The listing below should be printed exactly, every line of it. Skip the pictures.

* Dataset excerpt *
__________
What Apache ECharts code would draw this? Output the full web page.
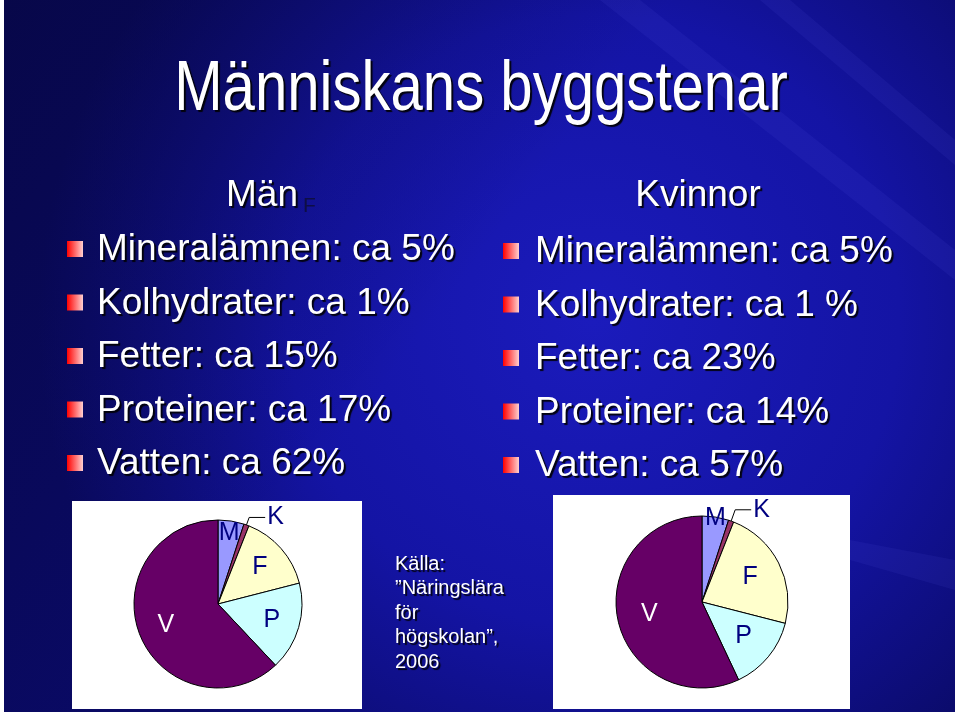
<!DOCTYPE html>
<html><head><meta charset="utf-8">
<script src="https://cdn.jsdelivr.net/npm/echarts@6/dist/echarts.min.js"></script>
<style>html,body{margin:0;padding:0;background:#fff;}#c{width:960px;height:716px;}</style>
</head><body><div id="c"></div>
<script>
// ---- data ----
const slideTitle = 'Människans byggstenar';
const menHeading = 'Män';
const womenHeading = 'Kvinnor';
const categories = ['M', 'K', 'F', 'P', 'V'];
const menValues = [5, 1, 15, 17, 62];
const womenValues = [5, 1, 23, 14, 57];
const menLines = ['Mineralämnen: ca 5%', 'Kolhydrater: ca 1%', 'Fetter: ca 15%', 'Proteiner: ca 17%', 'Vatten: ca 62%'];
const womenLines = ['Mineralämnen: ca 5%', 'Kolhydrater: ca 1 %', 'Fetter: ca 23%', 'Proteiner: ca 14%', 'Vatten: ca 57%'];
const sourceLines = ['Källa:', '”Näringslära', 'för', 'högskolan”,', '2006'];

// ---- styles ----
const SANS = '"Liberation Sans", Arial, sans-serif';
const sliceColors = ['#9999ff', '#993366', '#ffffcc', '#ccffff', '#660066'];
const labelColors = ['#000080', '#000080', '#000080', '#000080', '#ffffff'];

const chart = echarts.init(document.getElementById('c'), null, {renderer: 'canvas'});

function shadowText(text, x, y, size, align, scaleX) {
  return {
    type: 'text', silent: true,
    x: x, y: y, scaleX: scaleX || 1,
    style: {
      text: text, x: 0, y: 0,
      font: size + 'px ' + SANS,
      fill: '#ffffff',
      align: align || 'left', textAlign: align || 'left',
      verticalAlign: 'middle', textVerticalAlign: 'middle',
      textShadowColor: 'rgba(0,0,0,0.9)', textShadowBlur: 1,
      textShadowOffsetX: 2, textShadowOffsetY: 2
    }
  };
}

function bullet(x, y) {
  return {
    type: 'rect', silent: true,
    shape: {x: x, y: y - 8, width: 16, height: 16},
    style: {
      fill: new echarts.graphic.LinearGradient(0, 0, 1, 0, [
        {offset: 0, color: '#ff0000'},
        {offset: 1, color: '#ffd0d0'}
      ])
    }
  };
}

const graphics = [];
// slide background
graphics.push({
  type: 'rect', silent: true,
  shape: {x: 4, y: 0, width: 951, height: 712},
  style: {
    fill: new echarts.graphic.RadialGradient(0.62, 0.45, 0.78, [
      {offset: 0, color: '#1b1bbc'},
      {offset: 0.55, color: '#1414a4'},
      {offset: 1, color: '#0a0a66'}
    ])
  }
});
graphics.push({
  type: 'rect', silent: true,
  shape: {x: 4, y: 0, width: 951, height: 712},
  style: {
    fill: new echarts.graphic.LinearGradient(0, 0, 1, 1, [
      {offset: 0, color: 'rgba(5,5,50,0.55)'},
      {offset: 0.45, color: 'rgba(5,5,50,0)'},
      {offset: 1, color: 'rgba(5,5,50,0)'}
    ])
  }
});
// subtle streaks
graphics.push({type: 'polygon', silent: true, shape: {points: [[600, 0], [640, 0], [955, 250], [955, 280]]}, style: {fill: 'rgba(120,120,255,0.08)'}});
graphics.push({type: 'polygon', silent: true, shape: {points: [[760, 0], [790, 0], [955, 140], [955, 165]]}, style: {fill: 'rgba(120,120,255,0.08)'}});
graphics.push({type: 'polygon', silent: true, shape: {points: [[850, 540], [955, 560], [955, 590], [850, 560]]}, style: {fill: 'rgba(120,120,255,0.08)'}});

// title (condensed)
graphics.push(shadowText(slideTitle, 481, 91, 70, 'center', 0.83));
// headings
graphics.push(shadowText(menHeading, 262, 196, 37, 'center'));
graphics.push({
  type: 'text', silent: true,
  style: {text: 'F', x: 303, y: 206, font: '21px ' + SANS, fill: '#0e0e44', align: 'left', textAlign: 'left', verticalAlign: 'middle', textVerticalAlign: 'middle'}
});
graphics.push(shadowText(womenHeading, 698, 196, 37, 'center'));

// bullet lines
menLines.forEach(function (t, i) {
  const y = 250 + i * 53.5;
  graphics.push(bullet(67, y - 1));
  graphics.push(shadowText(t, 97, y, 37, 'left'));
});
womenLines.forEach(function (t, i) {
  const y = 252 + i * 53.5;
  graphics.push(bullet(503, y - 1));
  graphics.push(shadowText(t, 535, y, 37, 'left'));
});

// source
sourceLines.forEach(function (t, i) {
  graphics.push(shadowText(t, 395, 564 + i * 24.5, 20, 'left'));
});

// white chart boxes
graphics.push({type: 'rect', silent: true, shape: {x: 72, y: 501, width: 290, height: 208}, style: {fill: '#ffffff'}});
graphics.push({type: 'rect', silent: true, shape: {x: 553, y: 495, width: 297, height: 214}, style: {fill: '#ffffff'}});

function makePies(values, center, radius, kLine, innerR0, mR0) {
  const common = {
    type: 'pie', center: center, startAngle: 90, clockwise: true,
    silent: true, animation: false, avoidLabelOverlap: false,
    emphasis: {disabled: true}
  };
  const main = Object.assign({}, common, {
    radius: [0, radius],
    itemStyle: {borderColor: '#000000', borderWidth: 1},
    label: {show: false},
    labelLine: {show: false},
    data: categories.map(function (c, i) {
      const isK = c === 'K';
      return {
        name: c, value: values[i],
        itemStyle: {color: sliceColors[i]},
        label: isK ? {show: true, position: 'outside', formatter: '{b}', color: labelColors[i], fontSize: 25, fontFamily: SANS, distanceToLabelLine: 2} : {show: false},
        labelLine: isK ? {show: true, length: kLine[0], length2: kLine[1], lineStyle: {color: '#000000', width: 1}} : {show: false}
      };
    })
  });
  function labelSeries(r0, only) {
    return Object.assign({}, common, {
      radius: [r0, radius], z: 3,
      itemStyle: {color: 'transparent', borderWidth: 0},
      labelLine: {show: false},
      data: categories.map(function (c, i) {
        return {
          name: c, value: values[i],
          label: {show: only.indexOf(c) >= 0, position: 'inside', formatter: '{b}', color: labelColors[i], fontSize: 25, fontFamily: SANS}
        };
      })
    });
  }
  return [main, labelSeries(innerR0, ['F', 'P', 'V']), labelSeries(mR0, ['M'])];
}

const series = [].concat(
  makePies(menValues, [218, 604], 84, [8, 16], 22, 54),
  makePies(womenValues, [702, 602], 86, [12, 16], 16, 78)
);

chart.setOption({
  animation: false,
  backgroundColor: '#ffffff',
  graphic: {elements: graphics},
  series: series
});
</script></body></html>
__________
* Exercise response *
What Apache ECharts code would draw this? Output the full web page.
<!DOCTYPE html>
<html><head><meta charset="utf-8">
<script src="https://cdn.jsdelivr.net/npm/echarts@6/dist/echarts.min.js"></script>
<style>html,body{margin:0;padding:0;background:#fff;}#c{width:960px;height:716px;}</style>
</head><body><div id="c"></div>
<script>
// ---- data ----
const slideTitle = 'Människans byggstenar';
const menHeading = 'Män';
const womenHeading = 'Kvinnor';
const categories = ['M', 'K', 'F', 'P', 'V'];
const menValues = [5, 1, 15, 17, 62];
const womenValues = [5, 1, 23, 14, 57];
const menLines = ['Mineralämnen: ca 5%', 'Kolhydrater: ca 1%', 'Fetter: ca 15%', 'Proteiner: ca 17%', 'Vatten: ca 62%'];
const womenLines = ['Mineralämnen: ca 5%', 'Kolhydrater: ca 1 %', 'Fetter: ca 23%', 'Proteiner: ca 14%', 'Vatten: ca 57%'];
const sourceLines = ['Källa:', '”Näringslära', 'för', 'högskolan”,', '2006'];

// ---- styles ----
const SANS = '"Liberation Sans", Arial, sans-serif';
const sliceColors = ['#9999ff', '#993366', '#ffffcc', '#ccffff', '#660066'];
const labelColors = ['#000080', '#000080', '#000080', '#000080', '#ffffff'];

const chart = echarts.init(document.getElementById('c'), null, {renderer: 'canvas'});

function shadowText(text, x, y, size, align, scaleX) {
  return {
    type: 'text', silent: true,
    x: x, y: y, scaleX: scaleX || 1,
    style: {
      text: text, x: 0, y: 0,
      font: size + 'px ' + SANS,
      fill: '#ffffff',
      align: align || 'left', textAlign: align || 'left',
      verticalAlign: 'middle', textVerticalAlign: 'middle',
      textShadowColor: 'rgba(0,0,0,0.9)', textShadowBlur: 1,
      textShadowOffsetX: 2, textShadowOffsetY: 2
    }
  };
}

function bullet(x, y) {
  return {
    type: 'rect', silent: true,
    shape: {x: x, y: y - 8, width: 16, height: 16},
    style: {
      fill: new echarts.graphic.LinearGradient(0, 0, 1, 0, [
        {offset: 0, color: '#ff0000'},
        {offset: 1, color: '#ffd0d0'}
      ])
    }
  };
}

const graphics = [];
// slide background
graphics.push({
  type: 'rect', silent: true,
  shape: {x: 4, y: 0, width: 951, height: 712},
  style: {
    fill: new echarts.graphic.RadialGradient(0.62, 0.45, 0.78, [
      {offset: 0, color: '#1b1bbc'},
      {offset: 0.55, color: '#1414a4'},
      {offset: 1, color: '#0a0a66'}
    ])
  }
});
graphics.push({
  type: 'rect', silent: true,
  shape: {x: 4, y: 0, width: 951, height: 712},
  style: {
    fill: new echarts.graphic.LinearGradient(0, 0, 1, 1, [
      {offset: 0, color: 'rgba(5,5,50,0.55)'},
      {offset: 0.45, color: 'rgba(5,5,50,0)'},
      {offset: 1, color: 'rgba(5,5,50,0)'}
    ])
  }
});
// subtle streaks
graphics.push({type: 'polygon', silent: true, shape: {points: [[600, 0], [640, 0], [955, 250], [955, 280]]}, style: {fill: 'rgba(120,120,255,0.08)'}});
graphics.push({type: 'polygon', silent: true, shape: {points: [[760, 0], [790, 0], [955, 140], [955, 165]]}, style: {fill: 'rgba(120,120,255,0.08)'}});
graphics.push({type: 'polygon', silent: true, shape: {points: [[850, 540], [955, 560], [955, 590], [850, 560]]}, style: {fill: 'rgba(120,120,255,0.08)'}});

// title (condensed)
graphics.push(shadowText(slideTitle, 481, 91, 70, 'center', 0.83));
// headings
graphics.push(shadowText(menHeading, 262, 196, 37, 'center'));
graphics.push({
  type: 'text', silent: true,
  style: {text: 'F', x: 303, y: 206, font: '21px ' + SANS, fill: '#0e0e44', align: 'left', textAlign: 'left', verticalAlign: 'middle', textVerticalAlign: 'middle'}
});
graphics.push(shadowText(womenHeading, 698, 196, 37, 'center'));

// bullet lines
menLines.forEach(function (t, i) {
  const y = 250 + i * 53.5;
  graphics.push(bullet(67, y - 1));
  graphics.push(shadowText(t, 97, y, 37, 'left'));
});
womenLines.forEach(function (t, i) {
  const y = 252 + i * 53.5;
  graphics.push(bullet(503, y - 1));
  graphics.push(shadowText(t, 535, y, 37, 'left'));
});

// source
sourceLines.forEach(function (t, i) {
  graphics.push(shadowText(t, 395, 564 + i * 24.5, 20, 'left'));
});

// white chart boxes
graphics.push({type: 'rect', silent: true, shape: {x: 72, y: 501, width: 290, height: 208}, style: {fill: '#ffffff'}});
graphics.push({type: 'rect', silent: true, shape: {x: 553, y: 495, width: 297, height: 214}, style: {fill: '#ffffff'}});

function makePies(values, center, radius, kLine, innerR0, mR0) {
  const common = {
    type: 'pie', center: center, startAngle: 90, clockwise: true,
    silent: true, animation: false, avoidLabelOverlap: false,
    emphasis: {disabled: true}
  };
  const main = Object.assign({}, common, {
    radius: [0, radius],
    itemStyle: {borderColor: '#000000', borderWidth: 1},
    label: {show: false},
    labelLine: {show: false},
    data: categories.map(function (c, i) {
      const isK = c === 'K';
      return {
        name: c, value: values[i],
        itemStyle: {color: sliceColors[i]},
        label: isK ? {show: true, position: 'outside', formatter: '{b}', color: labelColors[i], fontSize: 25, fontFamily: SANS, distanceToLabelLine: 2} : {show: false},
        labelLine: isK ? {show: true, length: kLine[0], length2: kLine[1], lineStyle: {color: '#000000', width: 1}} : {show: false}
      };
    })
  });
  function labelSeries(r0, only) {
    return Object.assign({}, common, {
      radius: [r0, radius], z: 3,
      itemStyle: {color: 'transparent', borderWidth: 0},
      labelLine: {show: false},
      data: categories.map(function (c, i) {
        return {
          name: c, value: values[i],
          label: {show: only.indexOf(c) >= 0, position: 'inside', formatter: '{b}', color: labelColors[i], fontSize: 25, fontFamily: SANS}
        };
      })
    });
  }
  return [main, labelSeries(innerR0, ['F', 'P', 'V']), labelSeries(mR0, ['M'])];
}

const series = [].concat(
  makePies(menValues, [218, 604], 84, [8, 16], 22, 54),
  makePies(womenValues, [702, 602], 86, [12, 16], 16, 78)
);

chart.setOption({
  animation: false,
  backgroundColor: '#ffffff',
  graphic: {elements: graphics},
  series: series
});
</script></body></html>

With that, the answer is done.